# MEO Fibre



## travelling-man (Jun 17, 2011)

We've had the MEO TV, phone & broadband package for about a year and I recently found out fibre optic was available in the village so I gave MEO a call and asked if we could have it despite being right on the edge of the village. 

The engineers came when they promised, put in 650 metres of F/O cable and we were up and running.

They guarantee a download speed of at least 12 mbps with the basic package and we're currently getting 19.51 mbps. 

Package costs about €50 per month for unlimited internet at the aforementioned minimum speed, about 100 TV channels and phone that gives us free calls to landlines both in PT and many overseas countries within certain hours. 

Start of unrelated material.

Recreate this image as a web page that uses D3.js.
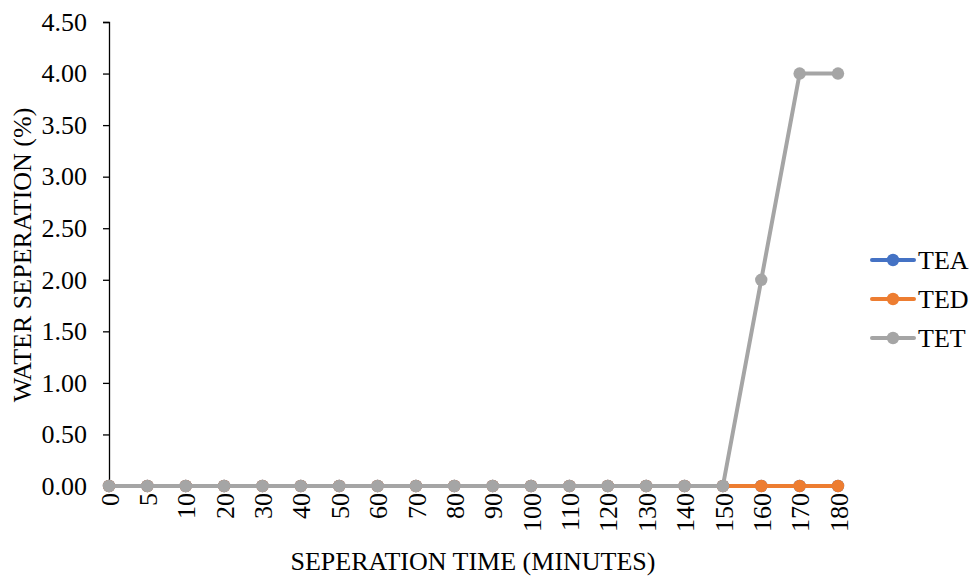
<!DOCTYPE html>
<html>
<head>
<meta charset="utf-8">
<script src="https://cdn.jsdelivr.net/npm/d3@7"></script>
<style>
  html, body { margin: 0; padding: 0; background: #fff; }
  svg { display: block; font-family: "Liberation Serif", "Times New Roman", serif; }
</style>
</head>
<body>
<svg id="chart" width="971" height="576"></svg>
<script>
// Separation time (minutes) on the category axis
const times = ["0","5","10","20","30","40","50","60","70","80","90","100","110","120","130","140","150","160","170","180"];
// Water separation (%) for each formulation
const tea = [0,0,0,0,0,0,0,0,0,0,0,0,0,0,0,0,0,0,0,0];
const ted = [0,0,0,0,0,0,0,0,0,0,0,0,0,0,0,0,0,0,0,0];
const tet = [0,0,0,0,0,0,0,0,0,0,0,0,0,0,0,0,0,2,4,4];
const yTicks = [0,0.5,1,1.5,2,2.5,3,3.5,4,4.5];

const series = [
  { name: "TEA", values: tea, color: "#4472C4" },
  { name: "TED", values: ted, color: "#ED7D31" },
  { name: "TET", values: tet, color: "#A5A5A5" }
];

const FONT = 26;
const svg = d3.select("#chart");
const plotLeft = 109, plotRight = 838, plotTop = 22, plotBottom = 486;

const x = d3.scalePoint().domain(times).range([plotLeft, plotRight]);
const y = d3.scaleLinear().domain([0, 4.5]).range([plotBottom, plotTop]);

// Y axis
const yAxis = svg.append("g")
  .attr("transform", `translate(${plotLeft},0)`)
  .call(d3.axisLeft(y).tickValues(yTicks).tickFormat(d3.format(".2f")).tickSize(6).tickPadding(16));
yAxis.select(".domain").attr("stroke", "#000").attr("stroke-width", 1.3);
yAxis.selectAll(".tick line").attr("stroke", "#000").attr("stroke-width", 1.3);
yAxis.selectAll(".tick text").attr("font-size", FONT).attr("fill", "#000")
  .attr("font-family", "Liberation Serif, Times New Roman, serif");

// X axis (category labels rotated)
const xAxis = svg.append("g")
  .attr("transform", `translate(0,${plotBottom})`)
  .call(d3.axisBottom(x).tickSize(5).tickPadding(7));
xAxis.select(".domain").attr("stroke", "#000").attr("stroke-width", 1.3);
xAxis.selectAll(".tick line").attr("stroke", "#000").attr("stroke-width", 1.3);
xAxis.selectAll(".tick text")
  .attr("font-size", FONT).attr("fill", "#000")
  .attr("font-family", "Liberation Serif, Times New Roman, serif")
  .attr("transform", "rotate(-90)")
  .attr("text-anchor", "end")
  .attr("x", -7).attr("y", 0).attr("dy", "0.35em");

// Series lines and markers
const line = d3.line().x((d, i) => x(times[i])).y(d => y(d));
series.forEach(s => {
  const g = svg.append("g");
  g.append("path").datum(s.values)
    .attr("d", line).attr("fill", "none")
    .attr("stroke", s.color).attr("stroke-width", 4).attr("stroke-linejoin", "round");
  g.selectAll("circle").data(s.values).join("circle")
    .attr("cx", (d, i) => x(times[i])).attr("cy", d => y(d))
    .attr("r", 6.2).attr("fill", s.color);
});

// Legend
const legend = svg.append("g");
series.forEach((s, i) => {
  const ly = 260 + i * 39;
  legend.append("line").attr("x1", 872).attr("x2", 914).attr("y1", ly).attr("y2", ly)
    .attr("stroke", s.color).attr("stroke-width", 4).attr("stroke-linecap", "round");
  legend.append("circle").attr("cx", 893).attr("cy", ly).attr("r", 6.2).attr("fill", s.color);
  legend.append("text").attr("x", 918).attr("y", ly).attr("dy", "0.35em")
    .attr("font-size", FONT).attr("fill", "#000").text(s.name);
});

// Axis titles
svg.append("text").attr("x", 473).attr("y", 570).attr("text-anchor", "middle")
  .attr("font-size", FONT).attr("fill", "#000").text("SEPERATION TIME (MINUTES)");
svg.append("text").attr("transform", "translate(31,255) rotate(-90)").attr("text-anchor", "middle")
  .attr("font-size", FONT).attr("fill", "#000").text("WATER SEPERATION (%)");
</script>
</body>
</html>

Oh and it's a 24 month contract. 

Personally, I reckon that's a pretty good deal.


----------



## siobhanwf (Mar 20, 2009)

That is fantastic news. Meo for us was useless we pay 49.99 for twoway satellite with 30mbps download


----------



## travelling-man (Jun 17, 2011)

They offer packages up to 100 mbps but obviously the faster you go, the more expensive it is. 

Our previous connection was supposed to be up to 12 mbps (IIRC) but was only ever an absolute max of 8 mbps and more often than not, it was about 6 and it was only when I threatened to cancel that contract because they were not giving me the promised speed that they agreed to put in the fibre optic.


----------



## canoeman (Mar 3, 2011)

My trust of PT, Meo is slight, I'd check that the 50€ pm your paying isn't a limited time offer


----------



## travelling-man (Jun 17, 2011)

C/M

IIRC, it goes up very slightly after 6 months or so but certainly not a significant amount...... but to be quite honest, we'd have been quite happy to pay considerably more for the faster connection anyway.


----------



## afrique (Feb 4, 2009)

travelling-man said:


> C/M
> 
> IIRC, it goes up very slightly after 6 months or so but certainly not a significant amount...... but to be quite honest, we'd have been quite happy to pay considerably more for the faster connection anyway.


You know what you do, you go into the PT, MEO shop after 6 months and tell them you want to cancel it as it's too expensive. The guy/lady at the desk then has to call through to get someone to chat to you about why you want to cancel. You hold steady and say 'it's too expensive', and they will then try to lure you back with a cheaper price. I held on and kept saying ' no too expensive', and eventually got it down to €30.00 per month from €50.00. I have 80 channels and fibre optic at 30 MB. I have done it twice now with a dongle (usb drive) internet and with my fibre optic, MEO package and both times it has been reduced by quite a lot. It does work, just annoys me that it takes having to go through the whole 'acting' routine to get it reduced. I was out of contract by the way by then so maybe that is the thing. I didn't sign up for another contract either so can cancel at any time.


----------



## canoeman (Mar 3, 2011)

Think you were only successful because you were out of contract, PT and all their various arms although more is now being marketed under the Meo banner are a total nightmare to extract yourself from any signed contract, if TM thinks way back I advised him to record actual speed to promised speed before he transferred to Meo as it's one of the few ways of breaking a PT contract.

When I did get a credible option to PT/Sapo they spent more time and effort trying to retain me as a customer than they ever spent trying to give an acceptable level of service


----------



## travelling-man (Jun 17, 2011)

I did indeed take C/Ms advice & my last but one conversation with MEO about my previous connection, the rep volunteered the info that my lack of speed was enough grounds to let me cancel if I wanted to.


----------